A Texas judge made her staunch stance on gay marriage publicly known on Tuesday, and her position might surprise you. Judge Tonya Parker of Dallas County made the bold decision to no longer marry couples until same-sex marriage is legal. "I do not perform them because it is not an equal application of the law. Period," she explained at a monthly meeting for the Stonewall Democrats of Dallas.
Although she will no longer conduct marriage ceremonies, she does respectfully tell amorous couples why she won't wed them and then passes them along to another judge. As reported by NY Daily News, she said:
"I use it as my opportunity to give them a lesson about marriage equality in the state because I feel like I have to tell them why I’m turning them away," she said.
"So I usually will offer them something along the lines of, 'I'm sorry. I don't perform marriage ceremonies because we are in a state that does not have marriage equality, and until it does, I am not going to partially apply the law to one group of people that doesn’t apply to another group of people.'
“And it’s kind of oxymoronic for me to perform ceremonies that can’t be performed for me, so I’m not going to do it,” she added.
Not that you need further explaining about the Lone Star state's stance on LGBT rights, but same-sex marriage is illegal in Texas.

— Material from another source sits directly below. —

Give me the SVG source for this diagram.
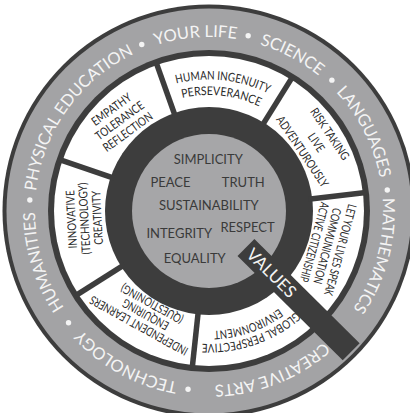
<svg xmlns="http://www.w3.org/2000/svg" xmlns:xlink="http://www.w3.org/1999/xlink" width="410" height="413" viewBox="0 0 410 413">
<style>
.dark{fill:#3d3d3d}
.ring{fill:#a3a3a5}
.ot{font-family:Lato,"Open Sans",sans-serif;font-size:16.5px;fill:#f4f4f4;text-anchor:middle}
.dot{fill:#f4f4f4}
.st{font-family:Lato,"Open Sans",sans-serif;font-size:12px;fill:#2a2a2a;text-anchor:middle}
.ct{font-family:Lato,"Open Sans",sans-serif;font-size:13px;fill:#3a3a3a;text-anchor:middle}
.sep{stroke:#3d3d3d;stroke-width:5.5}
</style>
<defs>
<path id="outer" d="M338.31,327.43 A174,174 0 1 1 79.69,94.57 A174,174 0 1 1 338.31,327.43"/>
<path id="a116" d="M108.54,153 A116,116 0 0 1 309.46,153"/>
<path id="a120" d="M105.08,151 A120,120 0 0 1 312.92,151"/>
<path id="a131" d="M95.12,145.25 A131.5,131.5 0 0 1 322.88,145.25"/>
<path id="a133" d="M93.82,144.5 A133,133 0 0 1 324.18,144.5"/>
</defs>
<rect width="410" height="413" fill="#fff"/>
<g id="subjects-ring">
<circle class="dark" cx="209" cy="211" r="206.5"/>
<circle class="ring" cx="209" cy="211" r="202.5"/>
<circle class="dark" cx="209" cy="211" r="161"/>
<circle fill="#fff" cx="209" cy="211" r="155"/>
<text class="ot"><textPath xlink:href="#outer" href="#outer" startOffset="7.36%">CREATIVE ARTS</textPath></text>
<text class="ot"><textPath xlink:href="#outer" href="#outer" startOffset="21.31%">TECHNOLOGY</textPath></text>
<text class="ot"><textPath xlink:href="#outer" href="#outer" startOffset="33.61%">HUMANITIES</textPath></text>
<text class="ot"><textPath xlink:href="#outer" href="#outer" startOffset="48.19%">PHYSICAL EDUCATION</textPath></text>
<text class="ot"><textPath xlink:href="#outer" href="#outer" startOffset="62.11%">YOUR LIFE</textPath></text>
<text class="ot"><textPath xlink:href="#outer" href="#outer" startOffset="71.11%">SCIENCE</textPath></text>
<text class="ot"><textPath xlink:href="#outer" href="#outer" startOffset="80.83%">LANGUAGES</textPath></text>
<text class="ot"><textPath xlink:href="#outer" href="#outer" startOffset="92.5%">MATHEMATICS</textPath></text>
<circle class="dot" cx="29.84" cy="200.04" r="2.7"/>
<circle class="dot" cx="141.76" cy="44.57" r="2.7"/>
<circle class="dot" cx="248.16" cy="35.82" r="2.7"/>
<circle class="dot" cx="331.88" cy="80.15" r="2.7"/>
<circle class="dot" cx="387.27" cy="190.06" r="2.7"/>
<circle class="dot" cx="188.06" cy="389.27" r="2.7"/>
<circle class="dot" cx="68.52" cy="322.74" r="2.7"/>
</g>
<g id="separators">
<circle class="dark" cx="209" cy="211" r="104"/>
<line class="sep" x1="309" y1="211" x2="367" y2="211" transform="rotate(-161 209 211)"/>
<line class="sep" x1="309" y1="211" x2="367" y2="211" transform="rotate(-109.6 209 211)"/>
<line class="sep" x1="309" y1="211" x2="367" y2="211" transform="rotate(-58.1 209 211)"/>
<line class="sep" x1="309" y1="211" x2="367" y2="211" transform="rotate(-6.7 209 211)"/>
<line class="sep" x1="309" y1="211" x2="367" y2="211" transform="rotate(96.1 209 211)"/>
<line class="sep" x1="309" y1="211" x2="367" y2="211" transform="rotate(147.6 209 211)"/>
</g>
<g id="seg-human" transform="rotate(6.15 209 211)">
<text class="st" font-size="12.5"><textPath xlink:href="#a131" href="#a131" startOffset="50%" textLength="94" lengthAdjust="spacingAndGlyphs">HUMAN INGENUITY</textPath></text>
<text class="st" font-size="12.5"><textPath xlink:href="#a116" href="#a116" startOffset="50%" textLength="79" lengthAdjust="spacingAndGlyphs">PERSEVERANCE</textPath></text>
</g>
<g id="seg-risk">
<text class="st" transform="translate(330 133.9) rotate(56)" y="4.3" textLength="60" lengthAdjust="spacingAndGlyphs">RISK TAKING</text>
<text class="st" transform="translate(316.5 142.5) rotate(56)" y="4.3" textLength="20" lengthAdjust="spacingAndGlyphs">LIVE</text>
<text class="st" transform="translate(302.6 151.4) rotate(56)" y="4.3" textLength="83" lengthAdjust="spacingAndGlyphs">ADVENTUROUSLY</text>
</g>
<g id="seg-speak">
<text class="st" transform="translate(340.4 249.9) rotate(105)" y="4.3" textLength="94" lengthAdjust="spacingAndGlyphs">LET YOUR LIVES SPEAK</text>
<text class="st" transform="translate(327.4 246.1) rotate(105)" y="4.3" textLength="78" lengthAdjust="spacingAndGlyphs">COMMUNICATION</text>
<text class="st" transform="translate(314.5 242.2) rotate(105)" y="4.3" textLength="82" lengthAdjust="spacingAndGlyphs">ACTIVE CITIZENSHIP</text>
</g>
<g id="seg-global" transform="rotate(161 209 211)">
<text class="st"><textPath xlink:href="#a133" href="#a133" startOffset="50%" textLength="102" lengthAdjust="spacingAndGlyphs">GLOBAL PERSPECTIVE</textPath></text>
<text class="st"><textPath xlink:href="#a120" href="#a120" startOffset="50%" textLength="70" lengthAdjust="spacingAndGlyphs">ENVIRONMENT</textPath></text>
</g>
<g id="seg-independent">
<text class="st" transform="translate(138.7 325.7) rotate(209)" y="4.3" textLength="110" lengthAdjust="spacingAndGlyphs">INDEPENDENT LEARNERS</text>
<text class="st" transform="translate(145.5 314.6) rotate(209)" y="4.3" textLength="51" lengthAdjust="spacingAndGlyphs">ENQUIRING</text>
<text class="st" transform="translate(152 303.9) rotate(209)" y="4.3" textLength="69" lengthAdjust="spacingAndGlyphs">(QUESTIONING)</text>
</g>
<g id="seg-innovative">
<text class="st" transform="translate(71.3 219.4) rotate(-93)" y="4.3" textLength="58" lengthAdjust="spacingAndGlyphs">INNOVATIVE</text>
<text class="st" transform="translate(84.2 218.6) rotate(-93)" y="4.3" textLength="72" lengthAdjust="spacingAndGlyphs">(TECHNOLOGY)</text>
<text class="st" transform="translate(97.2 217.8) rotate(-93)" y="4.3" textLength="54" lengthAdjust="spacingAndGlyphs">CREATIVITY</text>
</g>
<g id="seg-empathy">
<text class="st" transform="translate(111.3 109.2) rotate(-36)" y="4.3" textLength="46" lengthAdjust="spacingAndGlyphs">EMPATHY</text>
<text class="st" transform="translate(119.5 120.5) rotate(-36)" y="4.3" textLength="57" lengthAdjust="spacingAndGlyphs">TOLERANCE</text>
<text class="st" transform="translate(127.7 131.8) rotate(-36)" y="4.3" textLength="58" lengthAdjust="spacingAndGlyphs">REFLECTION</text>
</g>
<g id="values-core">
<circle fill="#a6a6a8" cx="209" cy="211" r="77"/>
<text class="ct" x="208.3" y="164.3">SIMPLICITY</text>
<text class="ct" x="170.5" y="187.3">PEACE</text>
<text class="ct" x="243.3" y="187.3">TRUTH</text>
<text class="ct" x="208.8" y="210">SUSTAINABILITY</text>
<text class="ct" x="179.2" y="238">INTEGRITY</text>
<text class="ct" x="247.5" y="231.7">RESPECT</text>
<text class="ct" x="194.7" y="262.7">EQUALITY</text>
</g>
<g id="values-bar" transform="rotate(44.7 209 211)">
<rect class="dark" x="261" y="199" width="148" height="24"/>
<text x="297" y="217" text-anchor="middle" font-family="Lato,sans-serif" font-size="17" fill="#f4f4f4">VALUES</text>
</g>
</svg>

Following her remarks at the Stonewall Democrats meeting this week, Judge Parker released the following statement to the media on Thursday afternoon:
I faithfully and fully perform all of my duties as the Presiding Judge of the 116th Civil District Court, where it is my honor to serve the citizens of Dallas County and the parties who have matters before the Court.
Performing marriage ceremonies is not a duty that I have as the Presiding Judge of a civil district court. It is a right and privilege invested in me under the Family Code. I choose not to exercise it, as many other Judges do not exercise it. Because it is not part of our duties, some Judges even charge a fee to perform the ceremonies.
I do not, and would never, impede any person’s right to get married. In fact, when people wander into my courtroom, usually while I am presiding over other matters, I direct them to the Judges in the courthouse who do perform marriage ceremonies. If my deputy is not busy, I will even ask him to escort or help these individuals find another Judge who performs the ceremonies. I do this because I believe in the right of people to marry and pursue happiness.
Parker is the first openly lesbian African-American elected official in the great state of Texas.